The tragic irony is that this extracted tribute is functionally useless for the very people it’s supposed to help. As the Washington Post detailed, the quarter-point rate cut is an anticlimactic gesture that will not meaningfully lower mortgage rates or car loans for ordinary Americans. The reason reveals the vicious, self-defeating cycle of “step-on-a-rake capitalism.” Long-term borrowing costs are determined not by the Fed’s short-term rate, but by investor confidence. The president’s very act of attacking the Fed’s independence creates a maelstrom of radical uncertainty that terrifies long-term markets. Investors, now forced to price in the risk of the president’s erratic behavior, demand higher yields to protect themselves.

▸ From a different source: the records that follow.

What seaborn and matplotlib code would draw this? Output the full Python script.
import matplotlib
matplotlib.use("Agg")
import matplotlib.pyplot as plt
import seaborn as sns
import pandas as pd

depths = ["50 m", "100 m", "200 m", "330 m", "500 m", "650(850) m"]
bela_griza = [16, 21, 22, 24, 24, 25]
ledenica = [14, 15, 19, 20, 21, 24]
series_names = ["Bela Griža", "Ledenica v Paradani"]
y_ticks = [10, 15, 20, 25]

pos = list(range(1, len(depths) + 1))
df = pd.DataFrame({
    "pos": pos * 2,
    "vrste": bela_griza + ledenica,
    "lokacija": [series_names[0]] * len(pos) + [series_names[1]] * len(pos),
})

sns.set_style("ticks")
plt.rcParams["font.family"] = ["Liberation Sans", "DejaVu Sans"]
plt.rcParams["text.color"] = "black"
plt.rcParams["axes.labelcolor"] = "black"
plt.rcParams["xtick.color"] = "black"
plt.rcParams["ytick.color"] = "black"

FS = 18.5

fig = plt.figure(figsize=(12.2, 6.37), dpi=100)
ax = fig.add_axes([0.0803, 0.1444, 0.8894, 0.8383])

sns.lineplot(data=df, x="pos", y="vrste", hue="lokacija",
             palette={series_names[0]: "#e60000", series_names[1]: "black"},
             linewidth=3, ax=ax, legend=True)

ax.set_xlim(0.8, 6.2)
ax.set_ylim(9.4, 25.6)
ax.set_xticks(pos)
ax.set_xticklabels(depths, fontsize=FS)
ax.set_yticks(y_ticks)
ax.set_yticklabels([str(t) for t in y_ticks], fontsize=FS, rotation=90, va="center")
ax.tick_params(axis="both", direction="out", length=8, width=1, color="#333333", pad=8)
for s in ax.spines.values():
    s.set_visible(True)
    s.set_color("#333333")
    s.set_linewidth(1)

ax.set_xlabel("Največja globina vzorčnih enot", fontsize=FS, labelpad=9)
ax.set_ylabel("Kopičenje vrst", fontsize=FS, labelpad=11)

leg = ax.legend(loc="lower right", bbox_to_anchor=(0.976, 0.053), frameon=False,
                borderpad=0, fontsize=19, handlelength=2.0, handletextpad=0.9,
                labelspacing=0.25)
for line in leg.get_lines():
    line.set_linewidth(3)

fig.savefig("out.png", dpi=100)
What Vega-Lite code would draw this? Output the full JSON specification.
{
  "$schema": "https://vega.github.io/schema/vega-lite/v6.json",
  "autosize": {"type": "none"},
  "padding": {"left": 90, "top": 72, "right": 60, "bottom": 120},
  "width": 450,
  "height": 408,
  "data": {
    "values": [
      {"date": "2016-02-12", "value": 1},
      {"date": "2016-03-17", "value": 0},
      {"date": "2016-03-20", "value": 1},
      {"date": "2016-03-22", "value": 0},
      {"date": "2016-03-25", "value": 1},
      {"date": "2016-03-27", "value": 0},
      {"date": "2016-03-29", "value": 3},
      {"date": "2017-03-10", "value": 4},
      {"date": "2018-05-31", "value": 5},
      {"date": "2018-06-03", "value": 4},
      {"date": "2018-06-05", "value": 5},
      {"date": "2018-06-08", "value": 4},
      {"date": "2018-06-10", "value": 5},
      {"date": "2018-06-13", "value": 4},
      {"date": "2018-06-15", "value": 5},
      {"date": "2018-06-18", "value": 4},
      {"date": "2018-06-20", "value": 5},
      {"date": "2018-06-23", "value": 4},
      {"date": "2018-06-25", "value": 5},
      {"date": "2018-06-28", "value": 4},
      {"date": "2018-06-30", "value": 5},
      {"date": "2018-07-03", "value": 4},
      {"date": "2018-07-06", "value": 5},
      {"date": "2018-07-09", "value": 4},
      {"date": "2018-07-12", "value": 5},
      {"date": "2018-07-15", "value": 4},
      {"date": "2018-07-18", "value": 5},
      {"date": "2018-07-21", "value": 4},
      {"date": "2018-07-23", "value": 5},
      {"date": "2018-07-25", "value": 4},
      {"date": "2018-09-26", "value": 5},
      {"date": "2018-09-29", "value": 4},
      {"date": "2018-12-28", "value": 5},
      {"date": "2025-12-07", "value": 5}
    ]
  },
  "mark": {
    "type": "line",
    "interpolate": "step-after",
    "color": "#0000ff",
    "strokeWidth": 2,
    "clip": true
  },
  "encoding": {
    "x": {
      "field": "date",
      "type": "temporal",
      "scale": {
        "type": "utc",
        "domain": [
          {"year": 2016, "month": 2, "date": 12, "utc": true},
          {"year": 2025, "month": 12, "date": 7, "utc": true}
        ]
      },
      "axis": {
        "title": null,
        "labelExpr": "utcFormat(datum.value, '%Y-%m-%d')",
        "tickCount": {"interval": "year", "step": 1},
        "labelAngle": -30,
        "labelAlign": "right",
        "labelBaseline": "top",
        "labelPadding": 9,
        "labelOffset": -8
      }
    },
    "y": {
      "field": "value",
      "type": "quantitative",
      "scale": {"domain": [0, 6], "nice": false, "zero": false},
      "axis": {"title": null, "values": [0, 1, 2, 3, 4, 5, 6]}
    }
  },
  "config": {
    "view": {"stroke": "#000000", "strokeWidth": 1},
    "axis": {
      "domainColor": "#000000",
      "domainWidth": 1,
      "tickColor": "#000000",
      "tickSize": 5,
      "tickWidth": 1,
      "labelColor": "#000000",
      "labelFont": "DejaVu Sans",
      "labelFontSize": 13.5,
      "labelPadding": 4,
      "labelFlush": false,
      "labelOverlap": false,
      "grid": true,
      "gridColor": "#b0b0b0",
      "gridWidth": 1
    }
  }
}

The president is demanding a “solution” that is being actively nullified by the chaotic, strong-arm tactics he’s using to get it.
This entire chaotic superstructure, however, is built on an even more rotten foundation. The most profound crisis facing the U.S. economy is not one of policy, but of data. The official government statistics that underpin every major economic decision are in a state of collapse. This is a breakdown of shared reality, born from a trifecta of systemic failures.
First, Low Response Rates to government surveys have plummeted, and not uniformly. Lower-income households are responding at lower rates, actively skewing the data to overstate metrics like median income. The president’s own rhetoric, dismissing official data as “junk,” only exacerbates this decay in public trust and participation. Second, the data Lags dangerously behind reality. Policymakers are flying blind, often reacting to a crisis that began a year or more prior. The Fed is making high-stakes decisions for a $28 trillion economy with a dashboard that is months, or even years, out of date. Third, the statistical agencies themselves are suffering from Low Funding, starved of the resources needed to modernize their methods or even maintain their current data sets.

This data crisis is the fertile ground in which personalist rule thrives. The vacuum created by unreliable public information allows the administration to declare any “emergency” it needs to justify its actions. It forces institutions like the Fed to operate in a fog of profound uncertainty. And it makes the kind of backroom, Gilded Age deal-making seen at Windsor Castle not just an option, but a necessity for those seeking to navigate the economy. If you cannot trust the official data, you are forced to trust the personal assurances of the man in charge.
The potential breakdown of the U.S. economy, therefore, is not merely a cyclical downturn or a battle with stagflation. It is a crisis of institutional integrity, a decay of objective truth, and a rejection of the very principles of predictable, rules-based governance. The system is being remade into one that serves not the public good, but the whim of a single individual. The scene at Windsor was not a celebration of a “special relationship,” but a funeral for the American economic model as we knew it.